** begin Given records **

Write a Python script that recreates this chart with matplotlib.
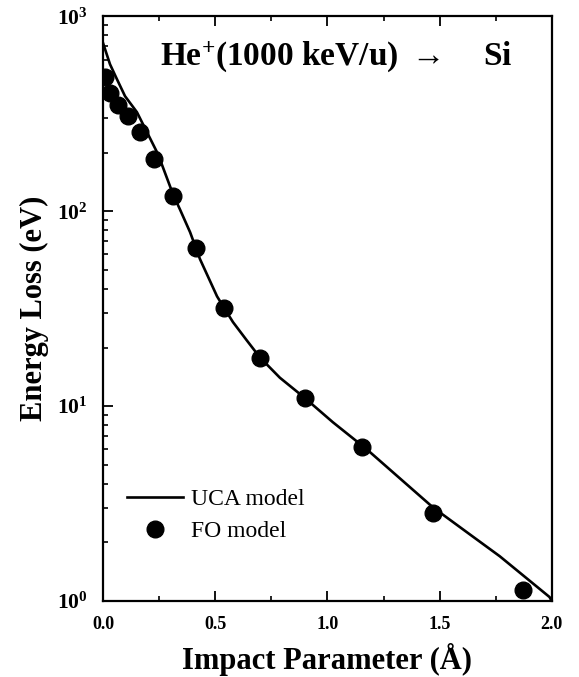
#!/usr/bin/env python3
# -*- coding: utf-8 -*-
"""
Energy loss vs impact parameter, He+ (1000 keV/u) on Si
"""

import matplotlib

matplotlib.use("Agg")
import matplotlib.pyplot as plt
import matplotlib.ticker as mticker

plt.rcParams["font.family"] = ["Liberation Serif", "DejaVu Serif"]
plt.rcParams["mathtext.fontset"] = "custom"
plt.rcParams["mathtext.rm"] = "Liberation Serif:bold"
plt.rcParams["mathtext.bf"] = "Liberation Serif:bold"
plt.rcParams["mathtext.it"] = "Liberation Serif:bold:italic"

# UCA model (lijn)
uca_b = [0.0, 0.031, 0.062, 0.098, 0.151, 0.196, 0.245, 0.312, 0.343, 0.388,
         0.432, 0.508, 0.539, 0.579, 0.64, 0.699, 0.788, 0.90, 1.024, 1.176,
         1.47, 1.621, 1.768, 1.99, 2.0]
uca_loss = [728, 567, 475, 389, 322, 254, 196, 122, 102, 78,
            56.8, 36.6, 32.0, 27.0, 21.8, 17.8, 14.0, 11.0, 8.28, 6.0,
            3.03, 2.26, 1.70, 1.05, 1.0]

# FO model (punten)
fo_b = [0.01, 0.031, 0.067, 0.111, 0.165, 0.227, 0.312, 0.414, 0.539,
        0.699, 0.90, 1.154, 1.47, 1.871]
fo_loss = [490, 403, 350, 307, 254, 185, 119, 64.6, 31.8,
           17.6, 11.0, 6.17, 2.83, 1.14]

x_ticks = [0.0, 0.5, 1.0, 1.5, 2.0]
x_tick_labels = ["0.0", "0.5", "1.0", "1.5", "2.0"]
y_ticks = [1, 10, 100, 1000]
y_tick_labels = [r"$10^{0}$", r"$10^{1}$", r"$10^{2}$", r"$10^{3}$"]

fig = plt.figure(figsize=(5.79, 6.77), dpi=100)
ax = fig.add_axes([0.178, 0.112, 0.775, 0.864])

ax.plot(uca_b, uca_loss, color="black", linewidth=1.9, label="UCA model")
ax.plot(fo_b, fo_loss, "o", color="black", markersize=12, label="FO model")

ax.set_yscale("log")
ax.set_xlim(0.0, 2.0)
ax.set_ylim(1, 1000)

ax.xaxis.set_major_locator(mticker.FixedLocator(x_ticks))
ax.xaxis.set_major_formatter(mticker.FixedFormatter(x_tick_labels))
ax.xaxis.set_minor_locator(mticker.MultipleLocator(0.25))
ax.yaxis.set_major_locator(mticker.FixedLocator(y_ticks))
ax.yaxis.set_major_formatter(mticker.FixedFormatter(y_tick_labels))
ax.yaxis.set_minor_locator(mticker.LogLocator(base=10, subs=range(2, 10)))
ax.yaxis.set_minor_formatter(mticker.NullFormatter())

ax.tick_params(axis="x", which="both", direction="in", top=True, bottom=True)
ax.tick_params(axis="y", which="both", direction="in", left=True, right=False)
ax.tick_params(which="major", length=7, width=1.3)
ax.tick_params(which="minor", length=3.5, width=1.2)
ax.tick_params(axis="x", which="major", labelsize=13, pad=11)
ax.tick_params(axis="y", which="major", labelsize=15.5, pad=11)
for lbl in ax.get_xticklabels():
    lbl.set_fontweight("bold")

for sp in ax.spines.values():
    sp.set_linewidth(1.6)

ax.set_xlabel("Impact Parameter (Å)", fontsize=22, fontweight="bold", labelpad=7)
ax.set_ylabel("Energy Loss (eV)", fontsize=22, fontweight="bold", labelpad=6)

ax.text(0.52, 0.932, r"He$^{+}$(1000 keV/u) $\rightarrow$    Si",
        transform=ax.transAxes, ha="center", va="center",
        fontsize=24, fontweight="bold")

ax.legend(loc="lower left", bbox_to_anchor=(0.005, 0.064), frameon=False,
          handlelength=2.4, handletextpad=0.35, labelspacing=0.45,
          prop={"family": "Liberation Serif", "size": 17})

plt.savefig("out.png", dpi=100)
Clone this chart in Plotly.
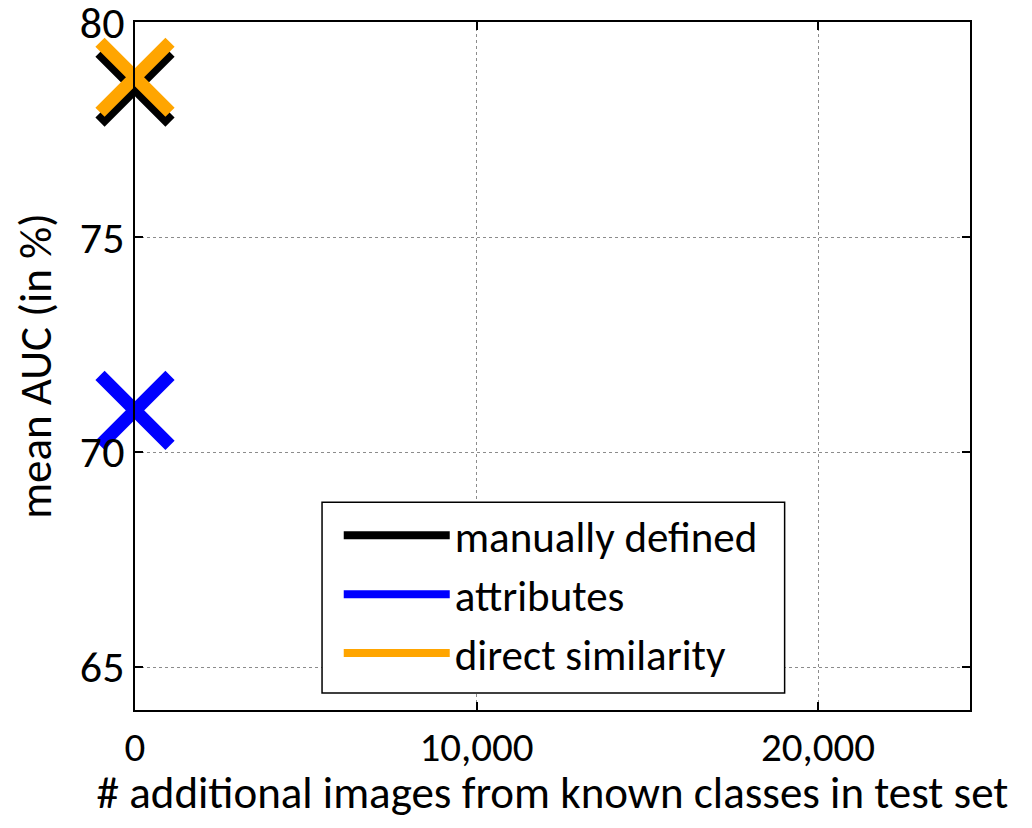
import plotly.graph_objects as go

# data
series_names = ["manually defined", "attributes", "direct similarity"]
series_x = [[0], [0], [0]]
series_y = [[78.49], [70.97], [78.72]]
series_colors = ["#000000", "#0000FF", "#FFA500"]

x_ticks = [0, 10000, 20000]
x_tick_labels = ["0", "10,000", "20,000"]
y_ticks = [65, 70, 75, 80]
y_tick_labels = ["65", "70", "75", "80"]
x_range = [0, 24450]
y_range = [64, 80.005]

FONT = "Calibri, Carlito, Lato, sans-serif"

fig = go.Figure()
for name, xs, ys, col in zip(series_names, series_x, series_y, series_colors):
    fig.add_trace(go.Scatter(
        x=xs, y=ys, mode="markers", name=name, legendgroup=name, showlegend=False,
        marker=dict(symbol="x-thin", size=70, line=dict(color=col, width=13)),
        cliponaxis=False,
    ))
for name, col in zip(series_names, series_colors):
    fig.add_trace(go.Scatter(
        x=[None], y=[None], mode="lines", name=name, legendgroup=name,
        line=dict(color=col, width=8),
    ))

axis_common = dict(
    showline=True, linecolor="black", linewidth=1.5, mirror="ticks",
    ticks="inside", ticklen=8, tickwidth=1.5, tickcolor="black",
    showgrid=True, gridcolor="#8c8c8c", griddash="dot", gridwidth=1,
    zeroline=False,
    automargin=False, ticklabeloverflow="allow",
)

fig.update_xaxes(range=x_range, tickvals=x_ticks, ticktext=x_tick_labels,
                 tickfont=dict(family=FONT, size=41, color="black"),
                 title=dict(text="# additional images from known classes in test set",
                            font=dict(family=FONT, size=45, color="black"), standoff=14),
                 **axis_common)
fig.update_yaxes(range=y_range, tickvals=y_ticks, ticktext=y_tick_labels,
                 tickfont=dict(family=FONT, size=44, color="black"),
                 title=dict(text="mean AUC (in %)",
                            font=dict(family=FONT, size=45, color="black"), standoff=20),
                 **axis_common)

# legend frame (white box behind the legend entries)
fig.add_shape(type="rect", xref="paper", yref="paper",
              x0=0.224, x1=0.778, y0=0.0247, y1=0.302,
              fillcolor="white", line=dict(color="black", width=1.5), layer="above")

fig.update_layout(
    width=1016, height=812,
    margin=dict(l=127, r=54, t=14, b=110, autoexpand=False),
    plot_bgcolor="white", paper_bgcolor="white",
    font=dict(family=FONT, color="black"),
    legend=dict(x=0.244, y=0.304, xanchor="left", yanchor="top",
                bgcolor="rgba(0,0,0,0)", borderwidth=0,
                font=dict(family=FONT, size=43, color="black"),
                itemwidth=106, tracegroupgap=0),
)

fig.write_html("out.html")
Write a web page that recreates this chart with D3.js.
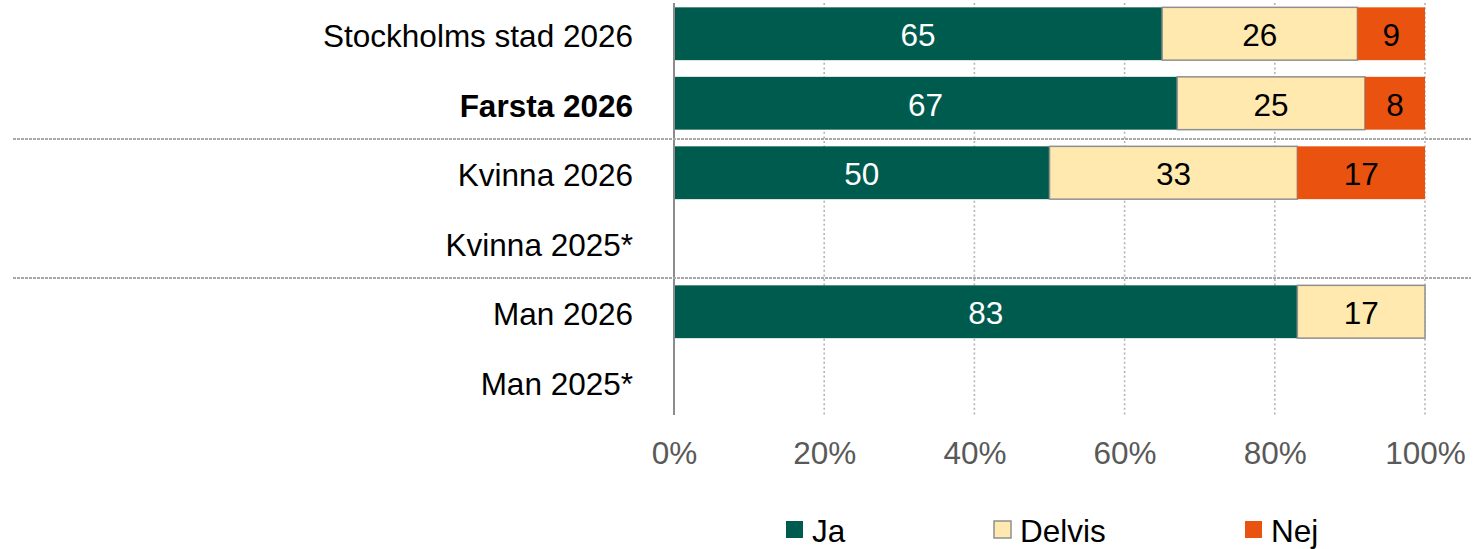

** end Given records **

Task directions:
Return the lines exactly as they stand, from the start of the entries through the line holding "import matplotlib.ticker as mticker"; omit the pictures.

Reply to the exercise:
Write a Python script that recreates this chart with matplotlib.
#!/usr/bin/env python3
# -*- coding: utf-8 -*-
"""
Energy loss vs impact parameter, He+ (1000 keV/u) on Si
"""

import matplotlib

matplotlib.use("Agg")
import matplotlib.pyplot as plt
import matplotlib.ticker as mticker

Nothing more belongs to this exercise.